TASK TO CARRY OUT:
Images embedded in the records are excluded; print everything else exactly as given.

DATASET EXCERPTS:

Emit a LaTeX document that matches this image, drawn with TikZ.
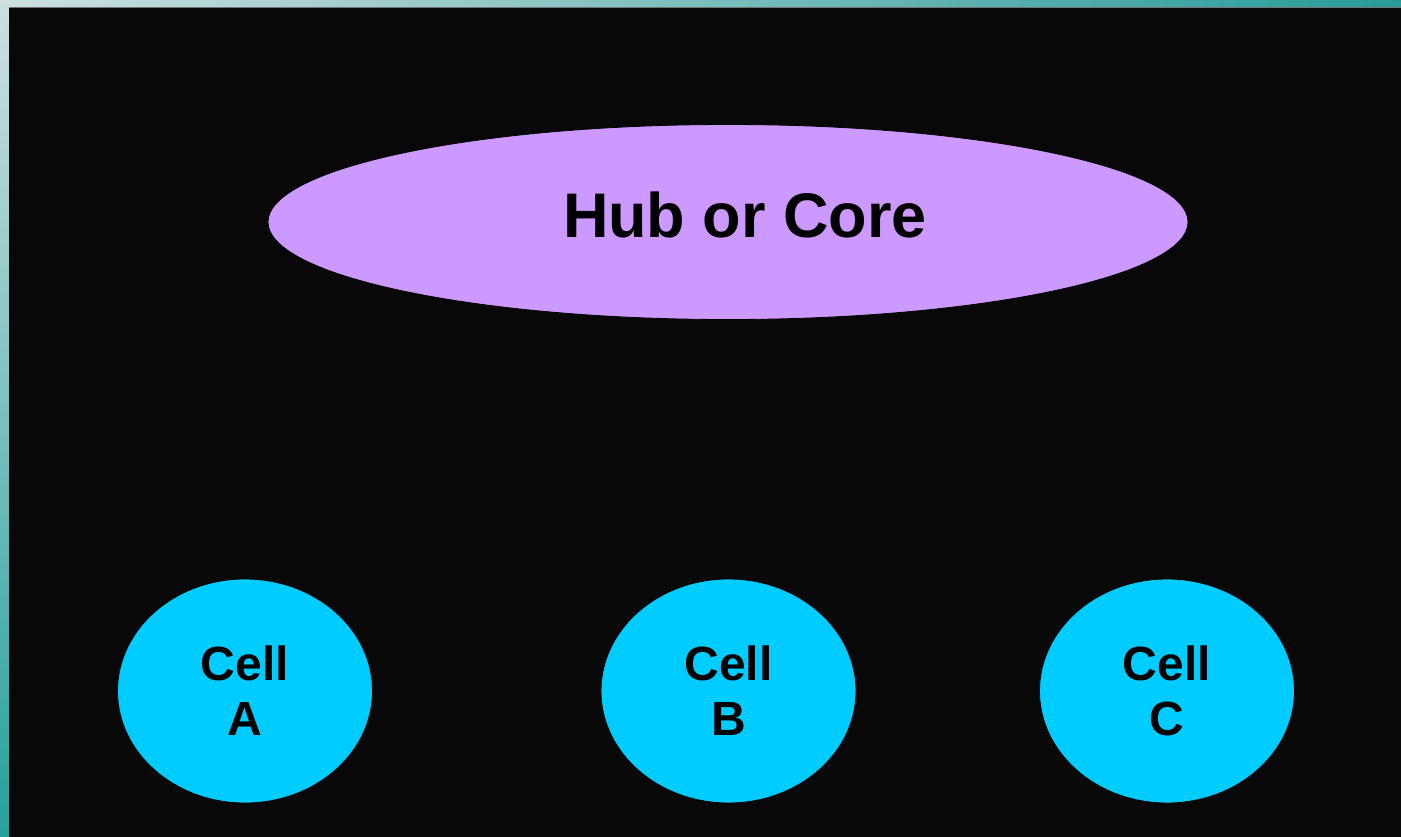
\documentclass[tikz,border=0pt]{standalone}
\usepackage{fontspec}
\setmainfont{Liberation Sans}
\usetikzlibrary{shapes.geometric,shadings}
\definecolor{frameA}{RGB}{206,224,224}
\definecolor{frameB}{RGB}{40,156,152}
\definecolor{frameC}{RGB}{38,160,158}
\definecolor{panel}{RGB}{8,8,8}
\definecolor{hubfill}{RGB}{204,153,255}
\definecolor{cellfill}{RGB}{0,204,255}
\tikzset{
  hubnode/.style={ellipse, fill=hubfill, draw=black, line width=0.8pt, inner sep=0pt,
    minimum width=920pt, minimum height=195pt},
  hubtext/.style={inner sep=0pt, anchor=base,
    font=\fontsize{63}{70}\selectfont\bfseries, text=black},
  cellnode/.style={ellipse, fill=cellfill, draw=black, line width=0.8pt, inner sep=0pt,
    minimum width=255pt, minimum height=224pt, align=center,
    font=\fontsize{48}{55}\selectfont\bfseries, text=black},
}
\begin{document}
\begin{tikzpicture}[x=1pt,y=-1pt]
  \useasboundingbox (0,0) rectangle (1401,836);
  % gradient frame behind the dark panel
  \shade[upper left=frameA, upper right=frameB, lower left=frameC, lower right=frameB]
    (0,0) rectangle (1401,836);
  \fill[panel] (9,7.5) rectangle (1402,838);
  \draw[black!55, line width=0.8pt] (9,7.5) -- (1401,7.5);
  % hub ellipse and its title
  \node[hubnode] (hub) at (728,222) {};
  \node[hubtext] (hubtitle) at (745,237) {Hub or Core};
  % cells
  \node[cellnode] (cellA) at (245,691) {Cell\\A};
  \node[cellnode] (cellB) at (728.5,691) {Cell\\B};
  \node[cellnode] (cellC) at (1167,691) {Cell\\C};
\end{tikzpicture}
\end{document}
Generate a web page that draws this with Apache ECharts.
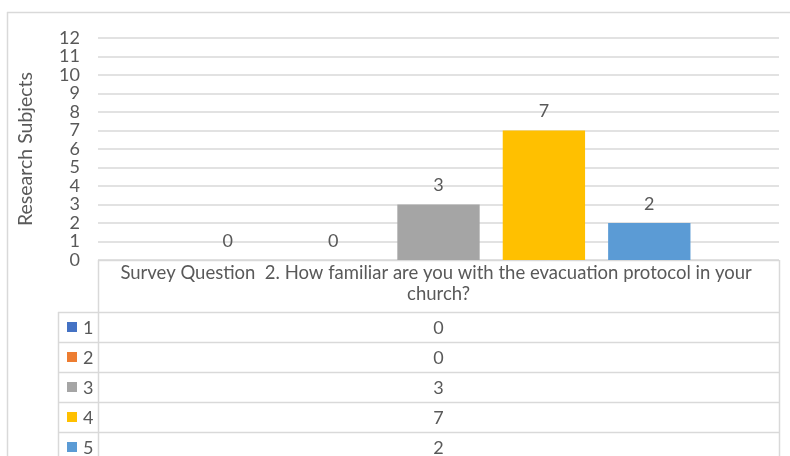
<!DOCTYPE html>
<html>
<head>
<meta charset="utf-8">
<script src="https://cdn.jsdelivr.net/npm/echarts@6/dist/echarts.min.js"></script>
<style>
  html, body { margin: 0; padding: 0; background: #ffffff; }
  #chart { width: 790px; height: 456px; }
</style>
</head>
<body>
<div id="chart"></div>
<script>
// Survey responses: one question, five answer levels
const categories = ['Survey Question  2. How familiar are you with the evacuation protocol in your church?'];
const seriesNames = ['1', '2', '3', '4', '5'];
const seriesValues = [0, 0, 3, 7, 2];
const seriesColors = ['#4472C4', '#ED7D31', '#A5A5A5', '#FFC000', '#5B9BD5'];
const axisTitle = 'Research Subjects';

const FONT = 'Lato, "Open Sans", sans-serif';
const FS = 18;
const TEXT = '#595959';
const LINE = '#d9d9d9';

// plot area
const plotLeft = 98, plotRight = 779, plotTop = 38, plotBottom = 260;
// data table under the plot
const headerH = 52, rowH = 30, keyColLeft = 58, pageH = 456;

const chart = echarts.init(document.getElementById('chart'), null, { renderer: 'canvas' });

const series = seriesNames.map((name, i) => ({
  name: name,
  type: 'bar',
  data: [seriesValues[i]],
  itemStyle: { color: seriesColors[i] },
  barGap: '28%',
  barCategoryGap: '26%',
  label: {
    show: true,
    position: 'top',
    distance: 10,
    color: TEXT,
    fontFamily: FONT,
    fontSize: FS
  }
}));

// table lines and cells
const g = [];
const hLine = (x1, x2, y) => g.push({
  type: 'line', silent: true,
  shape: { x1: x1, y1: y + 0.5, x2: x2, y2: y + 0.5 },
  style: { stroke: LINE, lineWidth: 1.5 }
});
const vLine = (x, y1, y2) => g.push({
  type: 'line', silent: true,
  shape: { x1: x + 0.5, y1: y1, x2: x + 0.5, y2: y2 },
  style: { stroke: LINE, lineWidth: 1.5 }
});

// outer chart frame
hLine(7, 790, 12);
vLine(7, 12, pageH);

// header box and value column
hLine(plotLeft, plotRight, plotBottom);
vLine(plotLeft, plotBottom, pageH);
vLine(plotRight, plotBottom, pageH);
vLine(keyColLeft, plotBottom + headerH, pageH);

const colCenter = (plotLeft + plotRight) / 2;
seriesNames.forEach((name, i) => {
  const top = plotBottom + headerH + i * rowH;
  hLine(keyColLeft, plotRight, top);
  g.push({
    type: 'rect', silent: true,
    shape: { x: 67, y: top + 10, width: 10, height: 10 },
    style: { fill: seriesColors[i] }
  });
  g.push({
    type: 'text', silent: true,
    style: {
      x: 83, y: top + rowH / 2 + 1, text: name,
      fill: TEXT, font: FS + 'px ' + FONT,
      textAlign: 'left', textVerticalAlign: 'middle'
    }
  });
  g.push({
    type: 'text', silent: true,
    style: {
      x: colCenter, y: top + rowH / 2 + 1, text: String(seriesValues[i]),
      fill: TEXT, font: FS + 'px ' + FONT,
      textAlign: 'center', textVerticalAlign: 'middle'
    }
  });
});
hLine(keyColLeft, plotRight, plotBottom + headerH + seriesNames.length * rowH);

chart.setOption({
  animation: false,
  backgroundColor: '#ffffff',
  textStyle: { fontFamily: FONT },
  grid: {
    left: plotLeft,
    right: 790 - plotRight,
    top: plotTop,
    bottom: pageH - plotBottom,
    containLabel: false
  },
  xAxis: {
    type: 'category',
    data: categories,
    axisLine: { show: false },
    axisTick: { show: false },
    axisLabel: {
      color: TEXT,
      fontFamily: FONT,
      fontSize: 18.5,
      lineHeight: 21,
      margin: 3,
      width: 660,
      overflow: 'break',
      align: 'center'
    }
  },
  yAxis: {
    type: 'value',
    min: 0,
    max: 12,
    interval: 1,
    name: axisTitle,
    nameLocation: 'middle',
    nameGap: 62,
    nameTextStyle: { color: TEXT, fontFamily: FONT, fontSize: 19.5 },
    axisLine: { show: false },
    axisTick: { show: false },
    axisLabel: { color: TEXT, fontFamily: FONT, fontSize: FS, margin: 18 },
    splitLine: { lineStyle: { color: LINE, width: 1.5 } }
  },
  series: series,
  graphic: g
});
</script>
</body>
</html>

REPLY TO THE TASK:
Emit a LaTeX document that matches this image, drawn with TikZ.
\documentclass[tikz,border=0pt]{standalone}
\usepackage{fontspec}
\setmainfont{Liberation Sans}
\usetikzlibrary{shapes.geometric,shadings}
\definecolor{frameA}{RGB}{206,224,224}
\definecolor{frameB}{RGB}{40,156,152}
\definecolor{frameC}{RGB}{38,160,158}
\definecolor{panel}{RGB}{8,8,8}
\definecolor{hubfill}{RGB}{204,153,255}
\definecolor{cellfill}{RGB}{0,204,255}
\tikzset{
  hubnode/.style={ellipse, fill=hubfill, draw=black, line width=0.8pt, inner sep=0pt,
    minimum width=920pt, minimum height=195pt},
  hubtext/.style={inner sep=0pt, anchor=base,
    font=\fontsize{63}{70}\selectfont\bfseries, text=black},
  cellnode/.style={ellipse, fill=cellfill, draw=black, line width=0.8pt, inner sep=0pt,
    minimum width=255pt, minimum height=224pt, align=center,
    font=\fontsize{48}{55}\selectfont\bfseries, text=black},
}
\begin{document}
\begin{tikzpicture}[x=1pt,y=-1pt]
  \useasboundingbox (0,0) rectangle (1401,836);
  % gradient frame behind the dark panel
  \shade[upper left=frameA, upper right=frameB, lower left=frameC, lower right=frameB]
    (0,0) rectangle (1401,836);
  \fill[panel] (9,7.5) rectangle (1402,838);
  \draw[black!55, line width=0.8pt] (9,7.5) -- (1401,7.5);
  % hub ellipse and its title
  \node[hubnode] (hub) at (728,222) {};
  \node[hubtext] (hubtitle) at (745,237) {Hub or Core};
  % cells
  \node[cellnode] (cellA) at (245,691) {Cell\\A};
  \node[cellnode] (cellB) at (728.5,691) {Cell\\B};
  \node[cellnode] (cellC) at (1167,691) {Cell\\C};
\end{tikzpicture}
\end{document}
Generate a web page that draws this with Apache ECharts.
<!DOCTYPE html>
<html>
<head>
<meta charset="utf-8">
<script src="https://cdn.jsdelivr.net/npm/echarts@6/dist/echarts.min.js"></script>
<style>
  html, body { margin: 0; padding: 0; background: #ffffff; }
  #chart { width: 790px; height: 456px; }
</style>
</head>
<body>
<div id="chart"></div>
<script>
// Survey responses: one question, five answer levels
const categories = ['Survey Question  2. How familiar are you with the evacuation protocol in your church?'];
const seriesNames = ['1', '2', '3', '4', '5'];
const seriesValues = [0, 0, 3, 7, 2];
const seriesColors = ['#4472C4', '#ED7D31', '#A5A5A5', '#FFC000', '#5B9BD5'];
const axisTitle = 'Research Subjects';

const FONT = 'Lato, "Open Sans", sans-serif';
const FS = 18;
const TEXT = '#595959';
const LINE = '#d9d9d9';

// plot area
const plotLeft = 98, plotRight = 779, plotTop = 38, plotBottom = 260;
// data table under the plot
const headerH = 52, rowH = 30, keyColLeft = 58, pageH = 456;

const chart = echarts.init(document.getElementById('chart'), null, { renderer: 'canvas' });

const series = seriesNames.map((name, i) => ({
  name: name,
  type: 'bar',
  data: [seriesValues[i]],
  itemStyle: { color: seriesColors[i] },
  barGap: '28%',
  barCategoryGap: '26%',
  label: {
    show: true,
    position: 'top',
    distance: 10,
    color: TEXT,
    fontFamily: FONT,
    fontSize: FS
  }
}));

// table lines and cells
const g = [];
const hLine = (x1, x2, y) => g.push({
  type: 'line', silent: true,
  shape: { x1: x1, y1: y + 0.5, x2: x2, y2: y + 0.5 },
  style: { stroke: LINE, lineWidth: 1.5 }
});
const vLine = (x, y1, y2) => g.push({
  type: 'line', silent: true,
  shape: { x1: x + 0.5, y1: y1, x2: x + 0.5, y2: y2 },
  style: { stroke: LINE, lineWidth: 1.5 }
});

// outer chart frame
hLine(7, 790, 12);
vLine(7, 12, pageH);

// header box and value column
hLine(plotLeft, plotRight, plotBottom);
vLine(plotLeft, plotBottom, pageH);
vLine(plotRight, plotBottom, pageH);
vLine(keyColLeft, plotBottom + headerH, pageH);

const colCenter = (plotLeft + plotRight) / 2;
seriesNames.forEach((name, i) => {
  const top = plotBottom + headerH + i * rowH;
  hLine(keyColLeft, plotRight, top);
  g.push({
    type: 'rect', silent: true,
    shape: { x: 67, y: top + 10, width: 10, height: 10 },
    style: { fill: seriesColors[i] }
  });
  g.push({
    type: 'text', silent: true,
    style: {
      x: 83, y: top + rowH / 2 + 1, text: name,
      fill: TEXT, font: FS + 'px ' + FONT,
      textAlign: 'left', textVerticalAlign: 'middle'
    }
  });
  g.push({
    type: 'text', silent: true,
    style: {
      x: colCenter, y: top + rowH / 2 + 1, text: String(seriesValues[i]),
      fill: TEXT, font: FS + 'px ' + FONT,
      textAlign: 'center', textVerticalAlign: 'middle'
    }
  });
});
hLine(keyColLeft, plotRight, plotBottom + headerH + seriesNames.length * rowH);

chart.setOption({
  animation: false,
  backgroundColor: '#ffffff',
  textStyle: { fontFamily: FONT },
  grid: {
    left: plotLeft,
    right: 790 - plotRight,
    top: plotTop,
    bottom: pageH - plotBottom,
    containLabel: false
  },
  xAxis: {
    type: 'category',
    data: categories,
    axisLine: { show: false },
    axisTick: { show: false },
    axisLabel: {
      color: TEXT,
      fontFamily: FONT,
      fontSize: 18.5,
      lineHeight: 21,
      margin: 3,
      width: 660,
      overflow: 'break',
      align: 'center'
    }
  },
  yAxis: {
    type: 'value',
    min: 0,
    max: 12,
    interval: 1,
    name: axisTitle,
    nameLocation: 'middle',
    nameGap: 62,
    nameTextStyle: { color: TEXT, fontFamily: FONT, fontSize: 19.5 },
    axisLine: { show: false },
    axisTick: { show: false },
    axisLabel: { color: TEXT, fontFamily: FONT, fontSize: FS, margin: 18 },
    splitLine: { lineStyle: { color: LINE, width: 1.5 } }
  },
  series: series,
  graphic: g
});
</script>
</body>
</html>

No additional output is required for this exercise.